What the task asks
Start at the line containing "Generate a LaTeX", stop at the line containing "(0,0) rectangle (919,401);", and please reproduce every line in between, both ends included, without pictures.

The records
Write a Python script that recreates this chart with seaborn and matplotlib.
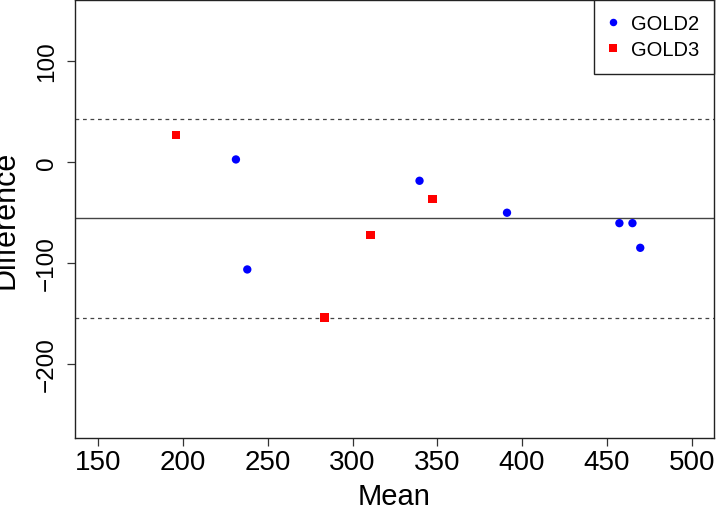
import numpy as np
import pandas as pd
import matplotlib
matplotlib.use("Agg")
import matplotlib.pyplot as plt
import seaborn as sns

# Data (Bland-Altman style)
gold2_mean = [231.2, 237.9, 339.5, 391.1, 457.4, 465.1, 469.7]
gold2_diff = [2.3, -106.5, -18.8, -50.4, -60.7, -60.7, -85.1]
gold3_mean = [195.8, 283.4, 310.5, 347.2]
gold3_diff = [26.7, -154.0, -72.2, -36.6]
groups = ["GOLD2", "GOLD3"]
x_ticks = [150, 200, 250, 300, 350, 400, 450, 500]
y_ticks = [-200, -100, 0, 100]

df = pd.DataFrame({
    "Mean": gold2_mean + gold3_mean,
    "Difference": gold2_diff + gold3_diff,
    "Group": [groups[0]] * len(gold2_mean) + [groups[1]] * len(gold3_mean),
})

sns.set_theme(style="ticks")
plt.rcParams["font.family"] = ["Liberation Sans", "DejaVu Sans"]
plt.rcParams["text.color"] = "black"
plt.rcParams["axes.labelcolor"] = "black"
plt.rcParams["xtick.color"] = "black"
plt.rcParams["ytick.color"] = "black"

fig = plt.figure(figsize=(7.16, 5.06), dpi=100)
ax = fig.add_axes([74.7 / 716, 1 - 439.3 / 506, (714 - 74.7) / 716, (439.3 - 1) / 506])

sns.scatterplot(
    data=df, x="Mean", y="Difference", hue="Group", style="Group",
    palette={"GOLD2": "#0000FF", "GOLD3": "#FF0000"},
    markers={"GOLD2": "o", "GOLD3": "s"},
    s=36, linewidth=0, ax=ax, legend=True, zorder=3,
)

d = np.array(df["Difference"])
m = d.mean()
sd = d.std(ddof=1)
ax.axhline(m, color="#444444", lw=1.0, zorder=2)
ax.axhline(m + 1.96 * sd, color="#444444", lw=0.9, ls=(0, (3, 3)), zorder=2)
ax.axhline(m - 1.96 * sd, color="#444444", lw=0.9, ls=(0, (3, 3)), zorder=2)

ax.set_xlim(136.1, 513.2)
ax.set_ylim(-273.5, 160)
ax.set_xticks(x_ticks)
ax.set_yticks(y_ticks)
ax.tick_params(axis="x", labelsize=20, length=6, width=0.9, pad=2,
               color="#333333", labelcolor="black")
ax.tick_params(axis="y", labelsize=17.5, length=6, width=0.9, pad=6,
               color="#333333", labelcolor="black")
for lab in ax.get_yticklabels():
    lab.set_rotation(90)
    lab.set_va("center")

for sp in ax.spines.values():
    sp.set_visible(True)
    sp.set_color("#222222")
    sp.set_linewidth(1.0)

ax.set_xlabel("Mean", fontsize=21, color="black")
ax.set_ylabel("Difference", fontsize=22, color="black")
ax.xaxis.set_label_coords(0.5, -0.100)
ax.yaxis.set_label_coords(-0.084, 0.5)

handles, labels = ax.get_legend_handles_labels()
leg = ax.legend(
    handles, labels, loc="upper right", bbox_to_anchor=(1.0, 1.0),
    fontsize=14.5, frameon=True, fancybox=False, framealpha=1,
    edgecolor="#222222", borderpad=0.72, labelspacing=0.34,
    handlelength=0.5, handletextpad=0.65, borderaxespad=0, markerscale=0.9,
)
leg.get_frame().set_linewidth(1.0)
for t in leg.get_texts():
    t.set_color("black")

fig.savefig("out.png", dpi=100)
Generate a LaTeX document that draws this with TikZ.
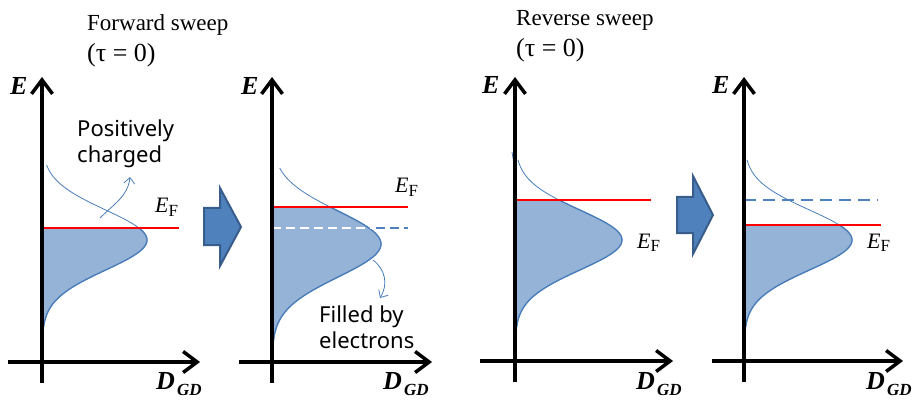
\documentclass[tikz,border=0pt]{standalone}
\usepackage{fontspec}
\setmainfont{Liberation Serif}
\newfontfamily\sansf{Noto Sans}
\usetikzlibrary{arrows.meta}
\definecolor{cblue}{HTML}{4A7EBB}
\definecolor{cfill}{HTML}{95B3D7}
\definecolor{bafill}{HTML}{4F81BD}
\definecolor{badraw}{HTML}{385D8A}
\definecolor{dblue}{HTML}{4F81BD}
\begin{document}
\begin{tikzpicture}[x=1pt,y=-1pt,
  declare function={g(\t,\a,\c,\s)=\a*exp(-(((\t-\c)/\s)^2)/2);},
  axis/.style={line width=3.5pt,-{Straight Barb[length=14pt,width=21pt,line width=3.5pt]}},
  curve/.style={cblue,line width=0.8pt},
  edge/.style={cblue,line width=1.3pt},
  fillreg/.style={fill=cfill},
  efline/.style={red,line width=2.8pt},
  oldlevel/.style={dblue,line width=2.2pt,dash pattern=on 9pt off 5pt},
  whitelevel/.style={white,line width=2.2pt,dash pattern=on 9pt off 5pt},
  bigarrow/.style={fill=bafill,draw=badraw,line width=2pt,line join=miter},
  thinarrow/.style={cblue,line width=0.8pt,-{Straight Barb[length=6pt,width=11pt]}},
  lbl/.style={inner sep=0pt,anchor=base west},
  title/.style={lbl,font=\fontsize{23}{28}\selectfont},
  titleb/.style={lbl,font=\fontsize{26}{30}\selectfont},
  ax/.style={lbl,font=\fontsize{26}{30}\selectfont\bfseries\itshape},
  sub/.style={lbl,font=\fontsize{17}{20}\selectfont\bfseries\itshape},
  ef/.style={lbl,font=\fontsize{22}{26}\selectfont},
  note/.style={lbl,font=\sansf\fontsize{22}{26}\selectfont}
]
\useasboundingbox (0,0) rectangle (919,401);

% ---------- Panel 1 ----------
\fill[fillreg] plot[domain=228:345,samples=80] ({42+g(\x,105,240,30)},\x) -- (42,345) -- (42,228) -- cycle;
\draw[curve] plot[domain=165:345,samples=100] ({42+g(\x,105,240,30)},\x);
\draw[edge] plot[domain=228:345,samples=80] ({42+g(\x,105,240,30)},\x);
\draw[efline] (42,228) -- (179,228);
\coordinate (p1s) at (100,218);
\coordinate (p1e) at (130,177);
\draw[thinarrow] (p1s) .. controls (114,204) and (128,196) .. (p1e);
\draw[axis] (42,383) -- (42,77);
\draw[axis] (8,362) -- (200,362);
\node[ax] (E1) at (10,95) {E};
\node[ax] (D1) at (156,389) {D};
\node[sub] (G1) at (177,395) {GD};
\node[ef] (F1) at (155,213) {\textit{E}\raisebox{-0.3ex}{\fontsize{17}{20}\selectfont F}};
\node[note] (pc1) at (77,137) {Positively};
\node[note] (pc2) at (77,163) {charged};
\node[title] (t1) at (87,31) {Forward sweep};
\node[titleb] (t1b) at (87,62) {(τ = 0)};

% big arrow 1
\draw[bigarrow] (204,208) -- (220,208) -- (220,188) -- (241,227) -- (220,266) -- (220,245) -- (204,245) -- cycle;

% ---------- Panel 2 ----------
\fill[fillreg] plot[domain=207:345,samples=80] ({272+g(\x,109,244,33)},\x) -- (272,345) -- (272,207) -- cycle;
\draw[curve] plot[domain=168:345,samples=100] ({272+g(\x,109,244,33)},\x);
\draw[edge] plot[domain=207:345,samples=80] ({272+g(\x,109,244,33)},\x);
\draw[efline] (272,207) -- (408,207);
\draw[whitelevel] (272,228) -- (372,228);
\draw[oldlevel] (376,228) -- (408,228);
\coordinate (p2s) at (373,260);
\coordinate (p2e) at (380,298);
\draw[thinarrow] (p2s) .. controls (386,270) and (388,285) .. (p2e);
\draw[axis] (272,383) -- (272,77);
\draw[axis] (239,362) -- (432,362);
\node[ax] (E2) at (241,95) {E};
\node[ax] (D2) at (383,389) {D};
\node[sub] (G2) at (404,395) {GD};
\node[ef] (F2) at (395,193) {\textit{E}\raisebox{-0.3ex}{\fontsize{17}{20}\selectfont F}};
\node[note] (fe1) at (319,322) {Filled by};
\node[note] (fe2) at (319,348) {electrons};

% ---------- Panel 3 ----------
\fill[fillreg] plot[domain=200:350,samples=80] ({515+g(\x,107,240,30)},\x) -- (515,350) -- (515,200) -- cycle;
\draw[curve] plot[domain=160:350,samples=100] ({515+g(\x,107,240,30)},\x);
\draw[edge] plot[domain=200:350,samples=80] ({515+g(\x,107,240,30)},\x);
\draw[curve] (512,152) -- (515,170);
\draw[efline] (515,200) -- (651,200);
\draw[axis] (515,382) -- (515,77);
\draw[axis] (480,361) -- (673,361);
\node[ax] (E3) at (482,94) {E};
\node[ax] (D3) at (636,389) {D};
\node[sub] (G3) at (657,395) {GD};
\node[ef] (F3) at (637,248) {\textit{E}\raisebox{-0.3ex}{\fontsize{17}{20}\selectfont F}};
\node[title] (t3) at (516,26) {Reverse sweep};
\node[titleb] (t3b) at (516,57) {(τ = 0)};

% big arrow 2
\draw[bigarrow] (677,197) -- (693,197) -- (693,176) -- (713,215) -- (693,254) -- (693,233) -- (677,233) -- cycle;

% ---------- Panel 4 ----------
\fill[fillreg] plot[domain=225:350,samples=80] ({744+g(\x,108,240,30)},\x) -- (744,350) -- (744,225) -- cycle;
\draw[curve] plot[domain=160:350,samples=100] ({744+g(\x,108,240,30)},\x);
\draw[edge] plot[domain=225:350,samples=80] ({744+g(\x,108,240,30)},\x);
\draw[curve] (743,152) -- (745,170);
\draw[efline] (744,225) -- (881,225);
\draw[oldlevel,dash pattern=on 12pt off 7pt] (744,200) -- (878,200);
\draw[axis] (744,382) -- (744,77);
\draw[axis] (712,361) -- (903,361);
\node[ax] (E4) at (712,94) {E};
\node[ax] (D4) at (866,389) {D};
\node[sub] (G4) at (887,395) {GD};
\node[ef] (F4) at (867,248) {\textit{E}\raisebox{-0.3ex}{\fontsize{17}{20}\selectfont F}};
\end{tikzpicture}
\end{document}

Answer to the exercise
Generate a LaTeX document that draws this with TikZ.
\documentclass[tikz,border=0pt]{standalone}
\usepackage{fontspec}
\setmainfont{Liberation Serif}
\newfontfamily\sansf{Noto Sans}
\usetikzlibrary{arrows.meta}
\definecolor{cblue}{HTML}{4A7EBB}
\definecolor{cfill}{HTML}{95B3D7}
\definecolor{bafill}{HTML}{4F81BD}
\definecolor{badraw}{HTML}{385D8A}
\definecolor{dblue}{HTML}{4F81BD}
\begin{document}
\begin{tikzpicture}[x=1pt,y=-1pt,
  declare function={g(\t,\a,\c,\s)=\a*exp(-(((\t-\c)/\s)^2)/2);},
  axis/.style={line width=3.5pt,-{Straight Barb[length=14pt,width=21pt,line width=3.5pt]}},
  curve/.style={cblue,line width=0.8pt},
  edge/.style={cblue,line width=1.3pt},
  fillreg/.style={fill=cfill},
  efline/.style={red,line width=2.8pt},
  oldlevel/.style={dblue,line width=2.2pt,dash pattern=on 9pt off 5pt},
  whitelevel/.style={white,line width=2.2pt,dash pattern=on 9pt off 5pt},
  bigarrow/.style={fill=bafill,draw=badraw,line width=2pt,line join=miter},
  thinarrow/.style={cblue,line width=0.8pt,-{Straight Barb[length=6pt,width=11pt]}},
  lbl/.style={inner sep=0pt,anchor=base west},
  title/.style={lbl,font=\fontsize{23}{28}\selectfont},
  titleb/.style={lbl,font=\fontsize{26}{30}\selectfont},
  ax/.style={lbl,font=\fontsize{26}{30}\selectfont\bfseries\itshape},
  sub/.style={lbl,font=\fontsize{17}{20}\selectfont\bfseries\itshape},
  ef/.style={lbl,font=\fontsize{22}{26}\selectfont},
  note/.style={lbl,font=\sansf\fontsize{22}{26}\selectfont}
]
\useasboundingbox (0,0) rectangle (919,401);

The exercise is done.